1 1/2 pounds roasted butternut squash, roughly chopped

9 Ameretti cookies

wee amount of lemon zest – like 1/8 teaspoon

wonton wrappers

1 egg + small amount of water, beaten

sauce for 24 ravioli – 4 servings

2 T butter

2 pinches red pepper

1 t crushed sage (more if you want)

handfull baby spinach leaves

1 C water

1/2 cube (crumbled) of vegetable bouillon with salt

optional: top with grated Grana Padana cheese

In a food processor, grind the cookies first, then add the squash and the zest until fully incorporated.  The mixture should be somewhat dry, and fully ground.  Transfer to a mixing bowl.

Place 1/2 T of squash mixture into the center of a wonton wrapper.  Brush beaten egg on all four sides of the wrapper, and place another wrapper on top, pressing down and getting out as many air bubbles as possible.  Use a cookie cutter, glass or ravioli machine to cut out the desired shape.  Place on a wax paper lined cookie sheet, and cover with a damp dishcloth.  Once the tray is full, remove towel, and transfer ravioli to the freezer or refrigerator.  Continue until all the ravioli are finished.  You can freeze the ravioli you are not cooking for supper at a later time!

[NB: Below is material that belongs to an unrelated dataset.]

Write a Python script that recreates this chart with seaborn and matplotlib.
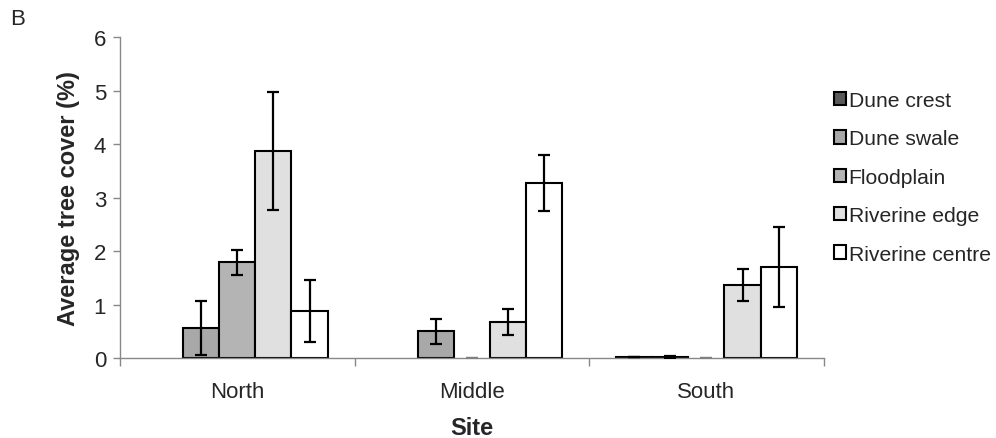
import numpy as np
import pandas as pd
import matplotlib
matplotlib.use("Agg")
import matplotlib.pyplot as plt
from matplotlib.patches import Patch
import seaborn as sns

sites = ["North", "Middle", "South"]
habitats = ["Dune crest", "Dune swale", "Floodplain", "Riverine edge", "Riverine centre"]
colors = ["#5a5a5a", "#a8a8a8", "#b4b4b4", "#e0e0e0", "#ffffff"]

# mean tree cover (%) per habitat, ordered by site (North, Middle, South); NaN = not sampled
dune_crest = [np.nan, np.nan, 0.02]
dune_swale = [0.56, 0.50, 0.02]
floodplain = [1.79, 0.0, 0.0]
riverine_edge = [3.87, 0.67, 1.36]
riverine_centre = [0.88, 3.27, 1.70]

# standard errors
se_dune_crest = [np.nan, np.nan, 0.0]
se_dune_swale = [0.51, 0.23, 0.02]
se_floodplain = [0.23, 0.0, 0.0]
se_riverine_edge = [1.10, 0.24, 0.30]
se_riverine_centre = [0.58, 0.52, 0.75]

means = [dune_crest, dune_swale, floodplain, riverine_edge, riverine_centre]
ses = [se_dune_crest, se_dune_swale, se_floodplain, se_riverine_edge, se_riverine_centre]

rows = []
for h, m, s in zip(habitats, means, ses):
    for site, v, e in zip(sites, m, s):
        rows.append({"Site": site, "Habitat": h, "cover": v, "se": e})
df = pd.DataFrame(rows)

sns.set_style("white")
plt.rcParams["font.family"] = ["Liberation Sans", "DejaVu Sans"]

fig = plt.figure(figsize=(9.96, 4.39), dpi=100)
ax = fig.add_axes([0.1205, 0.1822, 0.7065, 0.7312])

sns.barplot(data=df, x="Site", y="cover", hue="Habitat", order=sites,
            hue_order=habitats, palette=colors, errorbar=None, width=0.77,
            edgecolor="black", linewidth=1.5, saturation=1, ax=ax, legend=False)

for p in ax.patches:
    h = p.get_height()
    if h == 0 or np.isnan(h):
        p.set_linewidth(0)

width_each = 0.77 / len(habitats)
for hi, h in enumerate(habitats):
    for si, site in enumerate(sites):
        v = means[hi][si]
        e = ses[hi][si]
        if np.isnan(v):
            continue
        xc = si - 0.77 / 2 + width_each * (hi + 0.5)
        col = "#808080" if (v == 0 and e == 0) else "black"
        ax.errorbar(xc, v, yerr=e, fmt="none", ecolor=col, elinewidth=1.6,
                    capsize=4.3, capthick=1.6, zorder=5)

ax.set_ylim(0, 6)
ax.set_xlim(-0.5, 2.5)
ax.set_yticks(range(0, 7))
ax.set_xlabel("Site", fontsize=17, fontweight="bold", labelpad=10)
ax.set_ylabel("Average tree cover (%)", fontsize=17, fontweight="bold", labelpad=10)

for sp in ["top", "right"]:
    ax.spines[sp].set_visible(False)
for sp in ["left", "bottom"]:
    ax.spines[sp].set_color("#888888")
    ax.spines[sp].set_linewidth(1.0)

ax.tick_params(axis="y", which="both", left=True, length=5, width=1.0,
               color="#888888", labelsize=16, pad=5)
ax.set_xticks(range(3))
ax.set_xticklabels(sites)
ax.tick_params(axis="x", which="major", bottom=False, labelsize=16, pad=13)
ax.set_xticks([-0.5, 0.5, 1.5, 2.5], minor=True)
ax.tick_params(axis="x", which="minor", bottom=True, length=6, width=1.0,
               color="#888888")

handles = [Patch(facecolor=c, edgecolor="black", linewidth=1.5) for c in colors]
leg = ax.legend(handles, habitats, loc="upper left", bbox_to_anchor=(0.99, 0.885),
                frameon=False, fontsize=15.2, handlelength=0.6, handleheight=0.6,
                handletextpad=0.12, labelspacing=0.92, borderaxespad=0.4)

fig.text(0.01, 0.955, "B", fontsize=16, ha="left", va="center")

fig.savefig("out.png", dpi=100)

Bring several quarts of water to a boil and then add salt. While waiting for water to boil, heat up butter, sage, and red pepper in a saute pan on med low until the butter browns.  As soon as it starts to brown, add the spinach leaves and crumbled bouillon, then the water.  reduce the heat to simmer once it boils, and let it simmer while you cook the ravioli.

I recommend cooking the ravioli thawed if it was previously frozen.  These take about 2 minutes or so.  Transfer from water to the saute pan to soak up flavoring for at least another minute.  Transfer the ravioli to serving dishes and ladle the broth over the top.

Top with cracked pepper and grana padana if you wish!